Finalmente il governatore Attilio Fontana, dopo l’assurda polemica di ieri contro la Protezione Civile, e dopo aver parlato di «speculazioni vergognose» ricordando che, da indicazioni dell’ISS, i tamponi andrebbero fatti solo ai sintomatici, oggi cambia registro e dice che la Lombardia dovrà effettuare più tamponi, anche ai soggetti paucisintomatici.
Eppure, come ha ricordato il virologo Pregliasco, gli studi effettuati a Vò Euganeo hanno dimostrato che il 75% dei contagiati era asintomatico! Fontana ha più volte dichiarato che in Lombardia è stato effettuato il maggior numero di tamponi: vero in termini assoluti, ma i controlli sono stati largamente inferiori a quelli del Veneto, se rapportati alla popolazione.
Oggi dobbiamo recuperare il terreno perduto, con i disastri che abbiamo conosciuto, concentrando l’attività diagnostica innanzitutto sulle categorie più a rischio: il personale sanitario, non solo ospedaliero, il personale e gli assistiti in comunità residenziali, il volontariato e la protezione civile nonché i soggetti sintomatici e le persone venute a contatto.
Si tratta di 100mila dipendenti delle aziende sanitarie, 50mila nelle RSA, e altre migliaia di altri operatori sanitari e di assistenza del privato, oltre a un numero non precisato ma certamente numeroso di persone sintomatiche e dei loro contatti. Ne consegue che, data l’urgenza dei tempi, è indispensabile la previsione di «almeno» 10mila tamponi al giorno, contro i 5mila proposti dal Governatore Fontana.
Non è un gioco al rialzo, né una proposta di controlli a tappeto, ma il minimo sindacale per tutelare almeno i lavoratori della sanità oggi più esposti, e per individuare e possibilmente tracciare i soggetti positivi.
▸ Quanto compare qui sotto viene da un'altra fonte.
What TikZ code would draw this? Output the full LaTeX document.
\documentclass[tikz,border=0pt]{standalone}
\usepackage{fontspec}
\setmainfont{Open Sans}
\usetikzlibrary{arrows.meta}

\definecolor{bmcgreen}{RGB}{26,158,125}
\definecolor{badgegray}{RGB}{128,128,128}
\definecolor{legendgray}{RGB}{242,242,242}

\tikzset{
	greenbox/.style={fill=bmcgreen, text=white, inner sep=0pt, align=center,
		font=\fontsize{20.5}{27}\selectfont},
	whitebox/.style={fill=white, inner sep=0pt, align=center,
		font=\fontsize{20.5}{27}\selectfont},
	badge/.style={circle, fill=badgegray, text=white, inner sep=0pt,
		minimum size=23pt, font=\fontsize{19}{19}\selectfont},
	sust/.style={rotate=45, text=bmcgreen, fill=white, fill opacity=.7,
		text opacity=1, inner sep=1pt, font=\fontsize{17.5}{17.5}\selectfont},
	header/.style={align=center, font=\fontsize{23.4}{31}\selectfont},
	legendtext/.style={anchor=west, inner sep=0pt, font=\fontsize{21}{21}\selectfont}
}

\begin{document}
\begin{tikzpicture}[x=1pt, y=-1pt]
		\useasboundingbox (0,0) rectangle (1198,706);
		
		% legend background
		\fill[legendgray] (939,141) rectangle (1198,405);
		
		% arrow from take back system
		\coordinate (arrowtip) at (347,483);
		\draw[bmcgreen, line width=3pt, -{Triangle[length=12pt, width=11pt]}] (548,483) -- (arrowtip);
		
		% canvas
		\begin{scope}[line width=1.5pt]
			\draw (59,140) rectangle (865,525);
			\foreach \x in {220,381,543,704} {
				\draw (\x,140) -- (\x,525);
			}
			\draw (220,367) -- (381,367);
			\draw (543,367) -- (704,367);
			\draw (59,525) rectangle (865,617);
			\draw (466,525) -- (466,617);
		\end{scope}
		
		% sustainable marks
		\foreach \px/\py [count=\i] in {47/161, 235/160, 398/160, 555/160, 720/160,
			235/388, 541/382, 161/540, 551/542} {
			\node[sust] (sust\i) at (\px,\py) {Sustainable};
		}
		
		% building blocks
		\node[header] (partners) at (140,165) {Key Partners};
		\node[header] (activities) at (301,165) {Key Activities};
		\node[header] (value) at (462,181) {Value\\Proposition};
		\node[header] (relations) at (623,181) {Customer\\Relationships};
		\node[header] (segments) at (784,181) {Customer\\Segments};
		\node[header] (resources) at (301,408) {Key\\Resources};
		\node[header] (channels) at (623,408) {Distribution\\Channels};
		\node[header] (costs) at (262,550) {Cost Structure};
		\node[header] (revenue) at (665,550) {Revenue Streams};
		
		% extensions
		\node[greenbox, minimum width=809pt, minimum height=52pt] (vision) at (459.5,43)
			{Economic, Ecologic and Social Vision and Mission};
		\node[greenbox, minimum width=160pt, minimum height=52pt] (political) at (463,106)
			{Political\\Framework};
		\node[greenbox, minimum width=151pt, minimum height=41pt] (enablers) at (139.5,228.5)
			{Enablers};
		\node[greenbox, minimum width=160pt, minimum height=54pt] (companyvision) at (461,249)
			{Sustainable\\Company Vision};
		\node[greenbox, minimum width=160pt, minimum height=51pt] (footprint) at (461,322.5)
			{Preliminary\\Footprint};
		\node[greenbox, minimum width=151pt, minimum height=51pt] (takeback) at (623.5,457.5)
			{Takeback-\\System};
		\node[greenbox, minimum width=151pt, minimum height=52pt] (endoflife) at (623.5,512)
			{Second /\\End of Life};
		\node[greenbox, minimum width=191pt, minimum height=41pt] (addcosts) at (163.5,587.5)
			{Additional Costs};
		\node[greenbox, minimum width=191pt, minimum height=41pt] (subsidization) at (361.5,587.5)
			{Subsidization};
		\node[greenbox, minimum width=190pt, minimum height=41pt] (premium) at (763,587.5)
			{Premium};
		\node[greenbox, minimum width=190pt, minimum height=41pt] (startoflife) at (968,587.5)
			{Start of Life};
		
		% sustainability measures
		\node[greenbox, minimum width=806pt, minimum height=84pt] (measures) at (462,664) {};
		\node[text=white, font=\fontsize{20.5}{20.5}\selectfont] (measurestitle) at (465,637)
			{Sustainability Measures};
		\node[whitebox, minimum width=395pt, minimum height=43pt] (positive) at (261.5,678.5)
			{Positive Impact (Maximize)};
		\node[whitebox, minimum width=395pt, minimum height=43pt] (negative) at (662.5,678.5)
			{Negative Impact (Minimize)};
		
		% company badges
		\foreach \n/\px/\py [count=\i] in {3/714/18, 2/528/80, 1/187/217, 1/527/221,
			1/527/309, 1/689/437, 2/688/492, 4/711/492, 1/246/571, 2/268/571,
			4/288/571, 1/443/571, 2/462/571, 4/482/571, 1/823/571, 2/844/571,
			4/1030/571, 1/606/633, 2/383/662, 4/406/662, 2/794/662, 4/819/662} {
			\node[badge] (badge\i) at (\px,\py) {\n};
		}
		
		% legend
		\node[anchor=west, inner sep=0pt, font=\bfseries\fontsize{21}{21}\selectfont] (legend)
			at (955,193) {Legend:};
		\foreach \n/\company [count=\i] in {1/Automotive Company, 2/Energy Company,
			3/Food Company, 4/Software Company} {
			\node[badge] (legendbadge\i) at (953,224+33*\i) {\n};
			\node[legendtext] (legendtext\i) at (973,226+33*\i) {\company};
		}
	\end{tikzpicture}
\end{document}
Per questo è indispensabile aumentare il numero di laboratori che effettuano i test e potenziare la loro capacità di analizzarli, in modo da garantire lo stesso numero di esami.
Si dovrebbe altresì attivare il controllo anticorpale in modo da escludere dai tamponi le persone che risultino immunizzate. Ma, si sente dire, attualmente non sarebbe disponibile un numero sufficiente di tamponi e di kit. Sino a pochi giorni fa la società produttrice italiana si diceva pronta a inviare 500 mila tamponi negli USA, e dichiarava di avere comunque scorte a disposizione. Cosa è cambiato in così breve tempo? E quanto ai kit diagnostici, perché si è tardato a reperirli dalle ditte straniere? E perché non aderire subito alla proposta dei ricercatori che si sono offerti di effettuare un numero molto rilevante di controlli nei loro laboratori?